In the early days of the Pandemic I wrote about the unwinding. Time seemed to have stopped, replaced by undoing, slowing the patterns of forward movement as one might loosen a skein of wool or unravel a weaving. A release of deep-seated patterns hurtling us forward towards the planet’s extinction. Simple things like, “I’ll drive here today,” or “I’ll fly to visit this person.” Now, if I drive my car once a week to the grocery store, it’s a lot. I don’t even consider flying, though I haven’t seen my family in months. When one of them asks, “When am I going to see you?” I look blankly into their face on the screen and say, “I don’t know.”

Driving to Taos on Thursday felt like a radical act. It took a good 20 minutes to adjust to being in the car, but once I did, the motion was intoxicating. Shifting lanes, slowing down through Pueblo land, climbing the pass with the Rio Grande to my left. I got a haircut and had lunch with a friend. Even with social distancing and masks, there was a rhythm to the day that felt almost normal. 

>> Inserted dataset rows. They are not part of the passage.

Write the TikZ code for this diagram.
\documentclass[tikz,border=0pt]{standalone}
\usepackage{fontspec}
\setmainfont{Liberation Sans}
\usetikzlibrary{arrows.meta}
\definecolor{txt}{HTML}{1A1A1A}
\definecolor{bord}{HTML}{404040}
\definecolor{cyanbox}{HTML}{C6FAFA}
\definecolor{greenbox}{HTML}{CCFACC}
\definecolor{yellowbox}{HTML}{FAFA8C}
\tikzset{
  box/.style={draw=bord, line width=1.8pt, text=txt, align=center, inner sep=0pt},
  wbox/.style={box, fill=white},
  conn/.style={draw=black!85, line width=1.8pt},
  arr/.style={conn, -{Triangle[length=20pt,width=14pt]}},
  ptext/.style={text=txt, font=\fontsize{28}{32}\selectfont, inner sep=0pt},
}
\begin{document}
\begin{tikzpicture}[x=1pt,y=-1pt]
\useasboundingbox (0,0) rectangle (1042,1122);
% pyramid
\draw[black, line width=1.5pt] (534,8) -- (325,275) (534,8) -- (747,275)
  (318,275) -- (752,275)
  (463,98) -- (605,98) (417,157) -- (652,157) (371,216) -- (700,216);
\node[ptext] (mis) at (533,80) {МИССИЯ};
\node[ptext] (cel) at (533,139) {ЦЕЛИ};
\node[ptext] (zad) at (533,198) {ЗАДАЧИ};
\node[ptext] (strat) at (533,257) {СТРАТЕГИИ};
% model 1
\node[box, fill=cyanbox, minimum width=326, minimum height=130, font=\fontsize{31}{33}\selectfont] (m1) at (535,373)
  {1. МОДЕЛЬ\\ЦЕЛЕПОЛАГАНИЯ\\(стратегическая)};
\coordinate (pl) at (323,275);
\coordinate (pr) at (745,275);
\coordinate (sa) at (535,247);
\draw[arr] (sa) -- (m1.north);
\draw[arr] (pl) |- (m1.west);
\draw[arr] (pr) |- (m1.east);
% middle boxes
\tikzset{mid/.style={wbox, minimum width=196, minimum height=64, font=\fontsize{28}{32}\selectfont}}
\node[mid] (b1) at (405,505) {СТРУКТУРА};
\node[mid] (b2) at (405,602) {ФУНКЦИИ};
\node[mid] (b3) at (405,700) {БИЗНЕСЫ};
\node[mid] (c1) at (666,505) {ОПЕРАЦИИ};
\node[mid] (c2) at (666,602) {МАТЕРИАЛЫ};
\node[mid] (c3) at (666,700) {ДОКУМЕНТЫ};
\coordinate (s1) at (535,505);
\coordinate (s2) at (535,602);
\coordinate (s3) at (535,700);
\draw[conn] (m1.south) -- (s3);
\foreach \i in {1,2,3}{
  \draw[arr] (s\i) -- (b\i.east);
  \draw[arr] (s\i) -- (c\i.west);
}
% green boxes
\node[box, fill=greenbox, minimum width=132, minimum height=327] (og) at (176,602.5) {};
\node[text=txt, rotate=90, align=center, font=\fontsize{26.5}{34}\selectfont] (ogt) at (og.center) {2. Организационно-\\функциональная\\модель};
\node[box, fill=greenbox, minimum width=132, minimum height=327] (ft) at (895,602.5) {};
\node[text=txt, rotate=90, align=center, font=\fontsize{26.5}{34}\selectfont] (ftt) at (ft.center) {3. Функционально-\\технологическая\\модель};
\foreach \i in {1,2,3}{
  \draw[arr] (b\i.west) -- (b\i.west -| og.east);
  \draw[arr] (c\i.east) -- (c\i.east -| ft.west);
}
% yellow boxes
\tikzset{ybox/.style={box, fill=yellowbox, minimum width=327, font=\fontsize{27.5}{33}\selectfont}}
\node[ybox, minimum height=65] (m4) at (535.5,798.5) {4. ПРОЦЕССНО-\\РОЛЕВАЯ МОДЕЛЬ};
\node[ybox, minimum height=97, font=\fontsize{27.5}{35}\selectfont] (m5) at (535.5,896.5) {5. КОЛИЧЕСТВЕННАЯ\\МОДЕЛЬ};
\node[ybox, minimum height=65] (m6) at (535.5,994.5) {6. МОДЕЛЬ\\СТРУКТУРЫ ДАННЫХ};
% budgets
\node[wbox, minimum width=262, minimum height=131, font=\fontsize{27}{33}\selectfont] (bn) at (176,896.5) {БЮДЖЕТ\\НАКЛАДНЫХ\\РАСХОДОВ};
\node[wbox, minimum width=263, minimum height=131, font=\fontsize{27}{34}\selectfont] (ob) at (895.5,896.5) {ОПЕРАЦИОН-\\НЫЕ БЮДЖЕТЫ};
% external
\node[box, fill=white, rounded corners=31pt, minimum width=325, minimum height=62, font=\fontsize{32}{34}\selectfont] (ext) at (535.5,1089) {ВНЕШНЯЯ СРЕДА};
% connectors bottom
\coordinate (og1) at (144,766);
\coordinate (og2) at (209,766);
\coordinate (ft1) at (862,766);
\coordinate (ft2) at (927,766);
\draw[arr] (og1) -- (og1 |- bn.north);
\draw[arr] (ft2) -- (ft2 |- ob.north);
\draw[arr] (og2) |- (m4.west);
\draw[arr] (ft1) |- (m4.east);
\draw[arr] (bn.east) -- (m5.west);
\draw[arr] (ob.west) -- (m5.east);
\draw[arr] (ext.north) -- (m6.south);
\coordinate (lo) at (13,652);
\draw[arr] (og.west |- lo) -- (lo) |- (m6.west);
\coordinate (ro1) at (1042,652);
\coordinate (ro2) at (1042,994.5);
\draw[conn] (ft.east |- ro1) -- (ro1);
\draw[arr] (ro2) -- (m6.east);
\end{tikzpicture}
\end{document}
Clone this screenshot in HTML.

Normal: The semblance of things past, something familiar.

The winds blew up last night. Wild gusts coming out of the north where the fires are. I closed the doors and windows and slept with the fan on. In the morning, the smell of smoke was everywhere. I checked Facebook to see if my friend had posted. The fire was still far enough away that she and her partner hadn’t evacuated, but the winds had been dry, hot and intense.

When I imagined unwinding, I wasn’t thinking of 560 fires in California or 100,000 people evacuated from their homes. I wasn’t thinking of hundreds of thousands of deaths from the coronavirus or sorting machines systematically removed from postal facilities. I read in the news this morning that there’s a rare weather event building in the Gulf of New Mexico. Two tropical depressions that could become hurricanes. If they do, it will be the first time in history that the Gulf experiences two hurricanes at once. The town of Chauvin, Louisiana, is situated at the point where they are expected to overlap.

A doctor said an interesting thing to me once. We were discussing details of the aging process when she suggested a remedy. She relayed the statistics, degrees of efficacy and possible side effects. I asked if I could use the medication for just a short time and then stop. She paused for a moment and said, “Life moves in one direction.”

I’m experimenting this morning, moving my right hand clockwise in a circle and my left hand counter-clockwise, life’s forward movement and the unwinding. There’s an overlap where they meet, like a Venn Diagram. Chauvin, Louisiana. A place on a map with an arrow that says, “You are here.”